A county assessor shall provide the owner of enrolled land and the taxing bodies of the district in which the land is situated with written notice of an approval, termination or change with respect to the preferential assessment status. This written notice shall apprise the landowner and the taxing body of the right to appeal the action in accordance with section 9 of the act (72 P. S. § 490.9). The written notice shall be mailed within 5 days of the change of status. If the written notice terminates or changes preferential assessment status it shall set forth the reasons for the change or termination.
§ 137b.107. Notification of change in factors affecting total assessment.
A county assessor shall provide the owner of enrolled land and the taxing bodies of the district in which the land is situated with written notice of any change in the base year fair market value, the normal assessment, the use value or the preferential assessment. This written notice shall apprise the landowner and the taxing body of the right to appeal the action in accordance with section 9 of the act (72 P. S. § 5490.9). The written notice shall be mailed within 5 days of the change.
§ 137b.108. Adjusting records to reflect split-off, separation or transfer.

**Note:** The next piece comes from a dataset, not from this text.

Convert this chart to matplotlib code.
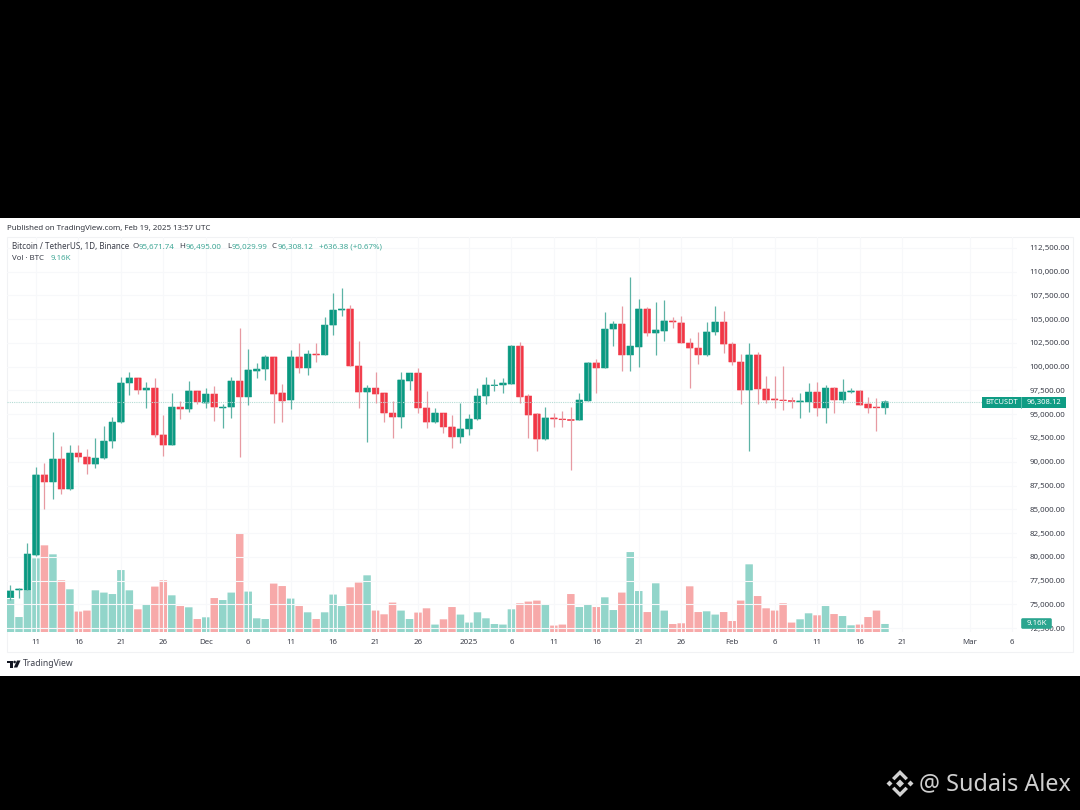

A county assessor shall adjust an approved and recorded application for preferential assessment under the act to reflect a change when an owner of enrolled land changes enrollment status as a result of a split-off, separation, transfer or change of ownership. These changes may include those actions described in § 137b.52 (relating to duration of preferential assessment). A county assessor may require the preparation, execution and filing of a new application for preferential assessment (without charging the landowner an application fee) to accomplish such an adjustment.
§ 137b.109. Enforcement and evidence gathering.
The evidentiary burden shall be on a county assessor to produce evidence demonstrating that a split-off tract is actively being used in a manner which is inconsistent with residential use, agricultural use, agricultural reserve or forest reserve.
§ 137b.110. Assessment of roll-back taxes.
A county assessor shall calculate, assess and file claims with the county's Tax Claim Bureau for roll-back taxes owed under the act.
§ 137b.111. Record of tax millage.
A county assessor shall maintain a permanent record of the tax millage levied by each of the taxing authorities in the county for each tax year.
§ 137b.112. Submission of information to the Department.
A county assessor will compile and submit the information required by the Department under § 137b.3(b) (relating to responsibilities of the Department).
RECORDER OF DEEDS § 137b.121. Duty to record.
A recorder of deeds shall record approved applications for preferential assessment in a preferential assessment docket, and record changes of land use triggering the imposition of roll-back taxes.
§ 137b.122. Fees of the recorder of deeds.
A recorder of deeds may charge a landowner whose application for preferential assessment is approved a fee for filing the approved application in a preferential assessment docket. This fee may also be charged with respect to the filing of an amendment to a previously-approved application. A recording fee may not be charged unless the application or amendment has been approved by the county board for assessment appeals. The maximum fee for recording approved preferential assessment applications and amendments thereto shall be in accordance with laws relating to the imposition of fees by recorders of deeds.
MISCELLANEOUS § 137b.131. Civil penalties.
(a) General. A county board for assessment appeals may assess a civil penalty of not more than $100 against a person for each violation of the act or this chapter.
(b) Written notice of civil penalty. A county board for assessment appeals shall assess a civil penalty against a person by providing that person written notice of the penalty. This notice shall be served by certified mail or personal service. The notice shall set forth the following:
(1) A description of the nature of the violation and of the amount of the civil penalty.
(2) A statement that the person against whom the civil penalty is being assessed may appeal the penalty by delivering written notice of the appeal to the county board for assessment appeals within 10 calendar days of receipt of the written notice of penalty.
(c) Appeal hearing. If timely notification of the intent to contest the civil penalty is given, the person contesting the civil penalty shall be provided with a hearing in accordance with 2 Pa.C.S. Chapter 5, Subchapter B and Chapter 7, Subchapter B (relating to local agency law).
(d) Final civil penalty. If, within 10 days from the receipt of the notification described in subsection (b), the person against whom the civil penalty is assessed fails to notify the county board for assessment appeals of intent to contest the assessed penalty, the civil penalty shall become final.
§ 137b.132. Distributing taxes and interest.
The county treasurer or tax claim bureau shall be responsible for the proper distribution of the taxes to the proper taxing authority (that is, political subdivision) and the proper distribution of interest in accordance with § 137b.93 (relating to disposition of interest on roll-back taxes).
§ 137b.133. Appealing a decision of the county assessor.
A landowner whose land is the subject of an application for preferential assessment under the act, or a political subdivision affected by the preferential assessment of that land may appeal a decision of the county assessor regarding the application and the method used to determine preferential assessments under the act. The landowner shall first appeal to the county board of assessment. After this board has made a decision, the landowner then has a right to appeal to the court of common pleas.
[Pa.B. Doc. No. 00-1501. Filed for public inspection September 1, 2000, 9:00 a.m.]